The first thing I am going to do is make sure that the kids and Jill know that I love them--every day. I can be the biggest, most cynical jerk in the world.  I am tired of being a half-empty type of guy. I need to be more decisive...more than a spectator in my own life.


Still with me?  Good.  Obviously, the important things here are the HD discussions.  I'm now 38 and I know that dad was showing more and more signs that something was wrong at this point in his life.  I'm not going to lie, it scares the hell out of me.  A lot.  I pray daily that God will somehow spare me the pain and slow, crippling death march that is HD, but then I feel guilty for all those people who will develop it.  I still haven't been gene tested, mainly because I don't know how I would react either way.  
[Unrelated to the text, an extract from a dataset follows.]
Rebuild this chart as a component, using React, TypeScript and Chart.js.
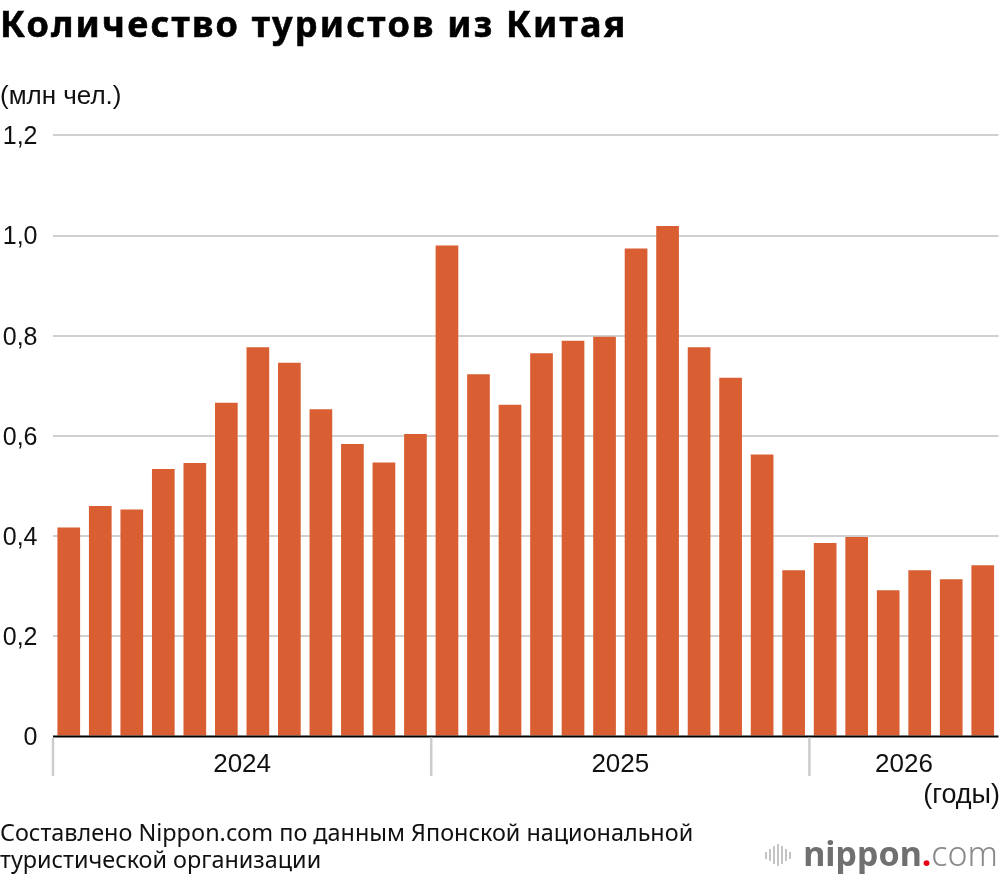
import React, { useEffect, useRef } from 'react';
import { Chart, registerables } from 'chart.js';

Chart.register(...registerables);

const months: string[] = [
  '2024-01', '2024-02', '2024-03', '2024-04', '2024-05', '2024-06',
  '2024-07', '2024-08', '2024-09', '2024-10', '2024-11', '2024-12',
  '2025-01', '2025-02', '2025-03', '2025-04', '2025-05', '2025-06',
  '2025-07', '2025-08', '2025-09', '2025-10', '2025-11', '2025-12',
  '2026-01', '2026-02', '2026-03', '2026-04', '2026-05', '2026-06',
];

const visitors: number[] = [
  0.417, 0.460, 0.453, 0.534, 0.546, 0.666, 0.777, 0.746, 0.653, 0.584, 0.547, 0.604,
  0.980, 0.723, 0.662, 0.765, 0.790, 0.798, 0.974, 1.019, 0.777, 0.716, 0.563, 0.332,
  0.386, 0.398, 0.292, 0.332, 0.314, 0.342,
];

const years: string[] = ['2024', '2025', '2026'];

const yMin = 0;
const yMax = 1.2;
const yStep = 0.2;

const titleText = 'Количество туристов из Китая';
const unitText = '(млн чел.)';
const xUnitText = '(годы)';
const sourceLines: string[] = [
  'Составлено Nippon.com по данным Японской национальной',
  'туристической организации',
];

const BAR_COLOR = '#D95F33';
const GRID_COLOR = '#d0d0d0';
const TICK_FONT = '"Liberation Sans", Arial, sans-serif';

const yearGroupsPlugin = {
  id: 'yearGroups',
  afterDatasetsDraw(chart: any) {
    const { ctx, chartArea, scales } = chart;
    const x = scales.x;
    const y = scales.y;
    const zeroY = y.getPixelForValue(0);
    ctx.save();
    ctx.strokeStyle = '#000';
    ctx.lineWidth = 2;
    ctx.beginPath();
    ctx.moveTo(chartArea.left, zeroY);
    ctx.lineTo(chartArea.right, zeroY);
    ctx.stroke();

    const step = x.getPixelForValue(1) - x.getPixelForValue(0);
    years.forEach((yr) => {
      const idx = months.map((m, i) => (m.startsWith(yr) ? i : -1)).filter((i) => i >= 0);
      if (!idx.length) return;
      const first = idx[0];
      const last = idx[idx.length - 1];
      const left = x.getPixelForValue(first) - step / 2;
      const right = x.getPixelForValue(last) + step / 2;
      ctx.strokeStyle = '#cccccc';
      ctx.lineWidth = 2.5;
      ctx.beginPath();
      ctx.moveTo(left, zeroY + 1);
      ctx.lineTo(left, zeroY + 39.5);
      ctx.stroke();
      ctx.fillStyle = '#111';
      ctx.font = `26px ${TICK_FONT}`;
      ctx.textAlign = 'center';
      ctx.textBaseline = 'middle';
      ctx.fillText(yr, (left + right) / 2, zeroY + 28);
    });
    ctx.restore();
  },
};

function BarChart() {
  const ref = useRef<HTMLCanvasElement | null>(null);
  useEffect(() => {
    if (!ref.current) return;
    const chart = new Chart(ref.current, {
      type: 'bar',
      data: {
        labels: months,
        datasets: [
          {
            data: visitors,
            backgroundColor: BAR_COLOR,
            borderWidth: 0,
            barPercentage: 0.72,
            categoryPercentage: 1,
          },
        ],
      },
      options: {
        responsive: false,
        maintainAspectRatio: false,
        animation: false,
        devicePixelRatio: 1,
        layout: { padding: { top: 135.3, left: 0, right: 1.5, bottom: 143.5 } },
        plugins: {
          legend: { display: false },
          tooltip: { enabled: false },
          title: { display: false },
        },
        scales: {
          x: {
            display: false,
            offset: true,
            grid: { display: false },
          },
          y: {
            min: yMin,
            max: yMax,
            border: { display: false },
            grid: {
              drawTicks: false,
              lineWidth: 2,
              color: (c: any) => (c.tick && c.tick.value === 0 ? 'rgba(0,0,0,0)' : GRID_COLOR),
            },
            ticks: {
              stepSize: yStep,
              padding: 15.5,
              labelOffset: 2,
              color: '#111',
              font: { family: TICK_FONT, size: 25 },
              callback: (v: any) => {
                const n = Number(v);
                if (Math.abs(n) < 1e-9) return '0';
                return n.toFixed(1).replace('.', ',');
              },
            },
            afterFit: (s: any) => {
              s.width = 53;
            },
          },
        },
      },
      plugins: [yearGroupsPlugin],
    });
    return () => chart.destroy();
  }, []);
  return (
    <canvas
      ref={ref}
      width={1000}
      height={880}
      style={{ position: 'absolute', left: 0, top: 0, width: 1000, height: 880 }}
    />
  );
}

function Logo() {
  const bars = [7, 12, 18, 22, 18, 12, 7];
  return (
    <div
      style={{
        position: 'absolute',
        right: 2,
        top: 836,
        height: 40,
        display: 'flex',
        alignItems: 'flex-start',
        whiteSpace: 'nowrap',
      }}
    >
      <div style={{ display: 'flex', alignItems: 'center', height: 40, marginRight: 12, marginTop: -1 }}>
        {bars.map((h, i) => (
          <div key={i} style={{ width: 2, height: h, background: '#c4c4c4', marginRight: i < bars.length - 1 ? 2 : 0 }} />
        ))}
      </div>
      <div style={{ fontFamily: '"Noto Sans", sans-serif', fontSize: 34, lineHeight: 1, color: '#707070' }}>
        <span style={{ fontWeight: 700 }}>nippon</span>
        <span style={{ color: '#e60012', fontWeight: 700 }}>.</span>
        <span style={{ fontWeight: 300, color: '#8a8a8a' }}>com</span>
      </div>
    </div>
  );
}

export default function App() {
  useEffect(() => {
    document.body.style.margin = '0';
  }, []);
  return (
    <div style={{ position: 'relative', width: 1000, height: 880, background: '#fff', overflow: 'hidden' }}>
      <BarChart />
      <div
        style={{
          position: 'absolute',
          left: 0,
          top: 6,
          fontFamily: '"Noto Sans", sans-serif',
          fontWeight: 700,
          fontSize: 36,
          letterSpacing: 2.2,
          lineHeight: 1,
          color: '#000',
          whiteSpace: 'nowrap',
          WebkitTextStroke: '0.6px #000',
        }}
      >
        {titleText}
      </div>
      <div
        style={{
          position: 'absolute',
          left: 0,
          top: 82,
          fontFamily: TICK_FONT,
          fontSize: 26,
          lineHeight: 1,
          color: '#111',
          whiteSpace: 'nowrap',
        }}
      >
        {unitText}
      </div>
      <div
        style={{
          position: 'absolute',
          right: 0,
          top: 781,
          fontFamily: TICK_FONT,
          fontSize: 27,
          lineHeight: 1,
          color: '#111',
          whiteSpace: 'nowrap',
        }}
      >
        {xUnitText}
      </div>
      <div
        style={{
          position: 'absolute',
          left: 0,
          top: 819.4,
          fontFamily: '"Noto Sans", sans-serif',
          fontSize: 23.4,
          lineHeight: '26.3px',
          color: '#111',
          whiteSpace: 'nowrap',
        }}
      >
        {sourceLines.map((l, i) => (
          <div key={i}>{l}</div>
        ))}
      </div>
      <Logo />
    </div>
  );
}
Awhile ago, I was thinking of a way that I could help people in my situation while I could.  The best thing  I could come up with was putting on a concert to raise awareness and hopefully money for the fight against Huntington's Disease.  So, that's what I'm attempting to do.  For me, it's very very personal.  I know that most of you don't know what HD is or how HD can affect people.  You're lucky in that regard.  So I'm asking you to consider donating to the HDFI Benefit concert (or at the very least, buying a ticket).  Every day, there are strides being made in the fight against this horrific disease, but the fight needs your help.  Stand with me and together we may be part of the last generation that is affected by HD.